With the debates around the Beef Ban in India, are we looking at it correctly?
I recently happened to strike a conversation about the raging controversy on beef ban with my cab driver. He had some really insightful thoughts which got me thinking…
He : The government is wasting so much of time and resources in preventing cow slaughter and ‘protecting’ them from trade. All this when it is unable to curb the rampant hooliganism and corruption in the state!
Me : What do you feel? Is it not an important issue?
He : It is not like that. I too am a Brahmin. But try to look at it from a practical perspective. The government has banned cow slaughter, but then you tell me, what are we going to do with an old cow? It does not give milk, on the other hand we must feed it and take care of its maintenance. This incurs cost, which the poor cannot afford to pay! The poor cannot sell them, which it used to do until now, so that source of income is gone, adding to the additional expense of their upkeep. And where are you going to keep all the old cows? There is no place to house the thousands of people on the streets then how are we going to provide shelter to them?
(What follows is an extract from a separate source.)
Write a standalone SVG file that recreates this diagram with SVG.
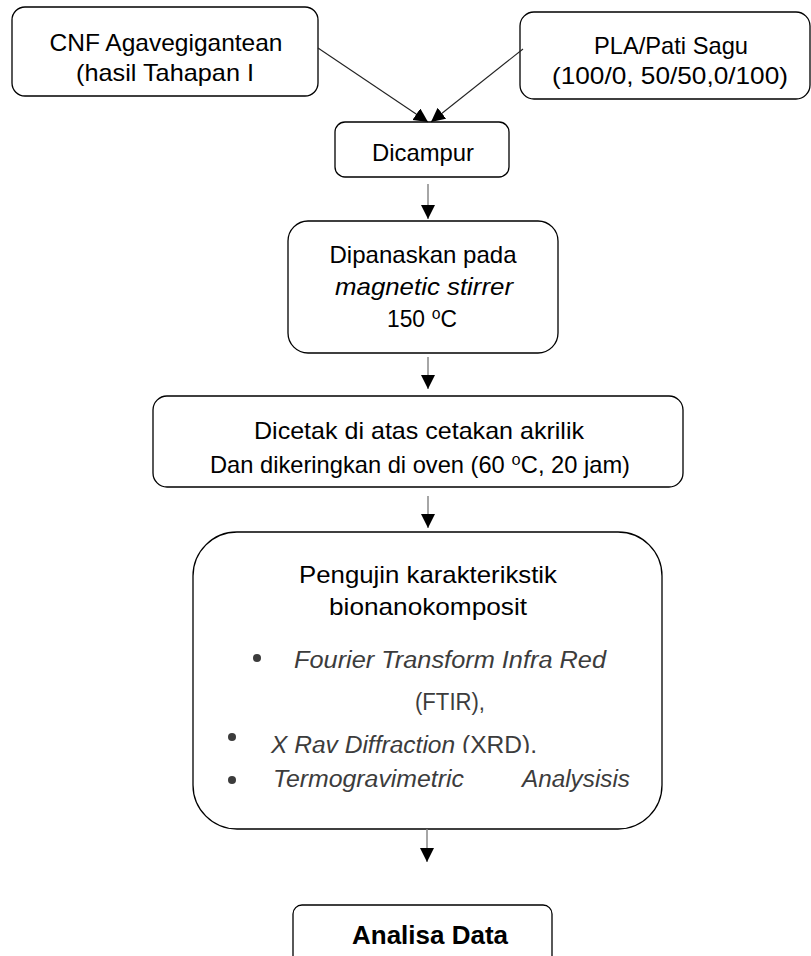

Hundreds die each year on the street due to heat/cold, but no one is ready to build enough shelter homes for them!
Me : Hmm, you are right is saying so, but…
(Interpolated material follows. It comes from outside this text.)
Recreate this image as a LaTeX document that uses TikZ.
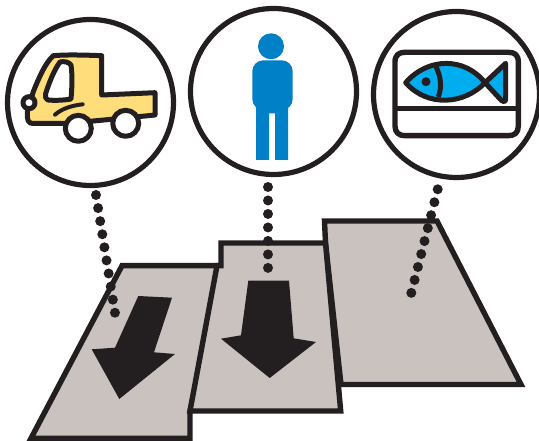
\documentclass[tikz,border=0pt]{standalone}
\usepackage{xcolor}
\usetikzlibrary{positioning}
\definecolor{inkblack}{RGB}{35,31,32}
\definecolor{plategray}{RGB}{201,194,191}
\definecolor{truckyellow}{RGB}{255,221,122}
\definecolor{personblue}{RGB}{0,128,198}
\definecolor{fishblue}{RGB}{0,174,239}
\begin{document}
\begin{tikzpicture}[x=1pt,y=-1pt,
  badge/.style={draw=inkblack, line width=5.2pt, circle, inner sep=0pt, minimum size=166pt, fill=white},
  plate/.style={draw=inkblack, fill=plategray, line width=5.4pt, miter limit=10},
  flow/.style={fill=inkblack},
  ink/.style={draw=inkblack, line width=#1, line join=round},
  dots/.style={draw=inkblack, line width=10pt, line cap=round, dash pattern=on 0pt off #1pt}]
  \useasboundingbox (0,0) rectangle (539,441);

  \draw[plate] (122,265.7) -- (222,265.7) -- (190,411) -- (190,438.3) -- (31,438.3) -- cycle;
  \draw[plate] (324.5,221) -- (437,221) -- (521,384.5) -- (341,384.5) -- (325.5,243) -- cycle;
  \draw[plate] (221,243) -- (325.5,243) -- (340.7,411) -- (190,411) -- (217,265.7) -- (221,265.7) -- cycle;

  \fill[flow] (138.3,296) -- (172,297.7) -- (154,352.3) -- (175,354) -- (119.3,399) -- (91.7,349.3) -- (115,347.7) -- cycle;
  \fill[flow] (248.3,280.7) -- (289,280.7) -- (293.7,338.3) -- (316,342) -- (269.7,378) -- (221,338.7) -- (241,335.3) -- cycle;

  \node[badge] (truckbadge) at (90.5,102.5) {};
  \node[badge] (personbadge) at (273.5,91.5) {};
  \node[badge] (fishbadge) at (456.5,94.5) {};

  \coordinate (truckdotA) at (96,195);
  \coordinate (truckdotB) at (115,313);
  \coordinate (persondotA) at (268,187);
  \coordinate (persondotB) at (268,268);
  \coordinate (fishdotA) at (437.7,189.3);
  \coordinate (fishdotB) at (411.3,293);
  \draw[dots=13.25] (truckdotA) -- (truckdotB);
  \draw[dots=13.48] (persondotA) -- (persondotB);
  \draw[dots=13.36] (fishdotA) -- (fishdotB);

  \draw[ink=5pt, fill=truckyellow] (53.3,55.7) .. controls (65,54.5) and (85,55) .. (101.7,55.7) -- (101.7,95) -- (155,92.7) -- (155,115) -- (125,118) -- (66.7,123.5) -- (33,123.5) .. controls (28,123.5) and (27,120) .. (27.3,111.7) -- (33.3,91.7) .. controls (38,80) and (45,63) .. (53.3,55.7) -- cycle;
  \draw[ink=5pt, fill=white] (60,62) .. controls (64,61) and (69,62) .. (71,65) .. controls (72.5,75) and (72,88) .. (71,99) .. controls (63,100.5) and (53,100.5) .. (48,100) .. controls (45.5,99) and (45,97) .. (45.5,94) .. controls (49,83) and (54,70) .. (60,62) -- cycle;
  \draw[ink=5pt, fill=white] (29,102.7) circle (6);
  \draw[ink=4pt, line cap=round] (55,114.7) .. controls (62,108.5) and (72,105.5) .. (82.7,104.3);
  \draw[ink=5pt, fill=white] (78.3,128.3) circle (13);
  \draw[ink=5pt, fill=white] (125.7,123.3) circle (13);

  \fill[personblue] (271,46.3) circle (13);
  \fill[personblue, rounded corners=11pt] (252.3,60.3) rectangle (292.7,110);
  \fill[personblue] (256,100) -- (288,100) -- (288,160) -- (275,160) -- (275,113.3) -- (269,113.3) -- (269,160) -- (256,160) -- cycle;

  \draw[ink=5.4pt] (395,62) .. controls (395,55) and (399,52.3) .. (405,52.3) -- (508,52.3) .. controls (515,52.3) and (518.3,55) .. (518.3,62) -- (518.3,126) .. controls (518.3,132.5) and (515,135.7) .. (508,135.7) -- (405,135.7) .. controls (399,135.7) and (395,132.5) .. (395,126) -- cycle;
  \draw[ink=4.6pt] (395,108.7) -- (518.3,108.7);
  \draw[ink=5pt, fill=fishblue] (405.7,82.7) .. controls (428,57) and (465,57) .. (485,82.7) -- (505.7,63.3) -- (505.7,100) .. controls (505.7,102) and (503,102.5) .. (501.5,100.5) -- (485,82.7) .. controls (465,104) and (428,108) .. (405.7,82.7) -- cycle;
  \draw[ink=5pt] (436,66.7) .. controls (441,77) and (442,87) .. (438.3,97);
  \fill[inkblack] (426,81.7) circle (4.5);
\end{tikzpicture}
\end{document}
He : Now you tell me, when the government is unable to feed the thousands of people dying of hunger each year, then how is it going to manage to feed these cows? If it already has the resources, why not feed the poor first? Also, there are huge communities who feed on beef. When beef is banned, wouldn’t it put added pressure on the current stock of food grains and agricultural produce in a country already short of feeding its entire population? Beef is cheap and nutritious, the poor can afford it; grains are expensive, inaccessible to the them.
Now let us suppose that somehow the government manages to feed them and provide shelter. Now what about those employed in cow trade and slaughter houses? Isn’t the unemployment going to increase? How do you plan to employ them when already people are unable to find jobs? Aren’t these issues going to crop up? What do you plan to do about them?
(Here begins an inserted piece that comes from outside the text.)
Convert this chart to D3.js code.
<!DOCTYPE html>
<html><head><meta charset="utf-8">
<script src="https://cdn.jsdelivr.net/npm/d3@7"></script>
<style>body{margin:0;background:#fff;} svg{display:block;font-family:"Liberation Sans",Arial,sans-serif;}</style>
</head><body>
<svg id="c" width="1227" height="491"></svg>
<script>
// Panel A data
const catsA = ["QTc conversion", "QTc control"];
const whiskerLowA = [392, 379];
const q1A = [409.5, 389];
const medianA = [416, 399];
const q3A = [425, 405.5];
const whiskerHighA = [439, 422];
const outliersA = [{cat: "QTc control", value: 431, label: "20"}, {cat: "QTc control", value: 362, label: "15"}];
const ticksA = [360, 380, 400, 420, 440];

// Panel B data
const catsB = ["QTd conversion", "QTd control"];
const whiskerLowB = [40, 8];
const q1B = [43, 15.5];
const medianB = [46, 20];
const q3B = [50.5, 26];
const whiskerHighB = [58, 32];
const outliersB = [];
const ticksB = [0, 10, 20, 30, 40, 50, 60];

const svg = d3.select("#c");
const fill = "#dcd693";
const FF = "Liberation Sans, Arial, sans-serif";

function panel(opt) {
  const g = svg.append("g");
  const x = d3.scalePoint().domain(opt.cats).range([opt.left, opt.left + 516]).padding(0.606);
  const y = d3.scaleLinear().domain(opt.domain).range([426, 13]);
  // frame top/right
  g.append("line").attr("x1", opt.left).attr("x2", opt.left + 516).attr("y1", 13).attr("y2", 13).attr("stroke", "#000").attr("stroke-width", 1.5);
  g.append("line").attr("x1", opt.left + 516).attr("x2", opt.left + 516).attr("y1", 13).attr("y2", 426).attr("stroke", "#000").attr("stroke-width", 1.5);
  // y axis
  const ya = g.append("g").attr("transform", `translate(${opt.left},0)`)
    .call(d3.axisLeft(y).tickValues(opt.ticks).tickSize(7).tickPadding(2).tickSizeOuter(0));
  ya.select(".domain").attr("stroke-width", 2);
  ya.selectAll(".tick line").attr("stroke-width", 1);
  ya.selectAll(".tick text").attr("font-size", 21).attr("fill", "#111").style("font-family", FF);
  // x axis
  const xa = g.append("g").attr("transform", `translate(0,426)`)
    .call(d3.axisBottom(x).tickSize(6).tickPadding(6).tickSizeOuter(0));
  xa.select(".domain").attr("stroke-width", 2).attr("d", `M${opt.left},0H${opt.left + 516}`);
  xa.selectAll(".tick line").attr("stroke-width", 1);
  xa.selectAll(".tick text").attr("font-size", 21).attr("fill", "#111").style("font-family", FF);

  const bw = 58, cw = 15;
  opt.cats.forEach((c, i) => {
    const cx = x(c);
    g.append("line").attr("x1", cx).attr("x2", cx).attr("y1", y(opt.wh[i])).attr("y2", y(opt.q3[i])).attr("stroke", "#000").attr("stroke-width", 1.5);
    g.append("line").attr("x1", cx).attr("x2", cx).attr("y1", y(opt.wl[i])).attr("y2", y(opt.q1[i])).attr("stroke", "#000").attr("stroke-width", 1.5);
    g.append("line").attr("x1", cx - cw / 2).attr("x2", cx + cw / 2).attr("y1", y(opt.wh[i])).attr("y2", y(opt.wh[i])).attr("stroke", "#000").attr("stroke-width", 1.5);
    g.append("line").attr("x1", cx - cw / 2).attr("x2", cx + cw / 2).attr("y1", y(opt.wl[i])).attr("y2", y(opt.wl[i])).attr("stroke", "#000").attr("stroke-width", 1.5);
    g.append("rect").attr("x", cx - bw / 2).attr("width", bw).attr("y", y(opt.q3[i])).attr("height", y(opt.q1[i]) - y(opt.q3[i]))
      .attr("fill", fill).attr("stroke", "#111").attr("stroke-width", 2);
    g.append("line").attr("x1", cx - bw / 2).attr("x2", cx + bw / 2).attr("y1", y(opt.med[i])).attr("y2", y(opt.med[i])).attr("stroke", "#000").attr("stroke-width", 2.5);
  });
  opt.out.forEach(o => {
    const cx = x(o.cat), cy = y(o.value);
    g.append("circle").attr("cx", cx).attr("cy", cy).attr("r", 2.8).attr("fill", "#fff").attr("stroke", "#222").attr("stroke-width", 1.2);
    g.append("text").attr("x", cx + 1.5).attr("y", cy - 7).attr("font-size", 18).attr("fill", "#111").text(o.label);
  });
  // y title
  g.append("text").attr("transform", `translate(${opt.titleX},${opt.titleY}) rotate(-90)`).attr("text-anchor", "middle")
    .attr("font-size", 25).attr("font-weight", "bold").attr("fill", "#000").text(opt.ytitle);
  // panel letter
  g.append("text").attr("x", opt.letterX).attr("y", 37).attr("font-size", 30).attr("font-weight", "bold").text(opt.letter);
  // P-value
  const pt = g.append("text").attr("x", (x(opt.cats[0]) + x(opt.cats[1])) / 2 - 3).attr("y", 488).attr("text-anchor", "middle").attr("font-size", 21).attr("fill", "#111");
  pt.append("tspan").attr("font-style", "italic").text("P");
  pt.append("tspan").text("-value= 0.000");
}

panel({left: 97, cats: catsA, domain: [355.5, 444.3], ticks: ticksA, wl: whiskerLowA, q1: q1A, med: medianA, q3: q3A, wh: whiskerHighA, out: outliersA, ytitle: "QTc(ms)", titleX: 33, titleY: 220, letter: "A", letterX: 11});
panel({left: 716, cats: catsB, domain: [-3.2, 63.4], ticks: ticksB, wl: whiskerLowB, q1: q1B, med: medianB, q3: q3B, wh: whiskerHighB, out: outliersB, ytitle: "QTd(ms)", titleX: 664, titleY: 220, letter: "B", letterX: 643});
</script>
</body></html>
Me : You are right, these are the grassroot issue that are the most important when taking such a decision at the national level. I wonder why they are not brought up in the so called ‘debates’ we have on the news channels.
He : No one thinks about all this sir. The government wants to do what gathers most attention, the news channels wants to show what people want to hear and what their bosses with political connections tell them. It is always the poor who suffers. And that is what fails to get highlighted. This is the sad truth!
We need to look at things from the perspective of those actually affected by any policy change. That is where we can measure its impact and whether it is actually fruitful and worth it or not!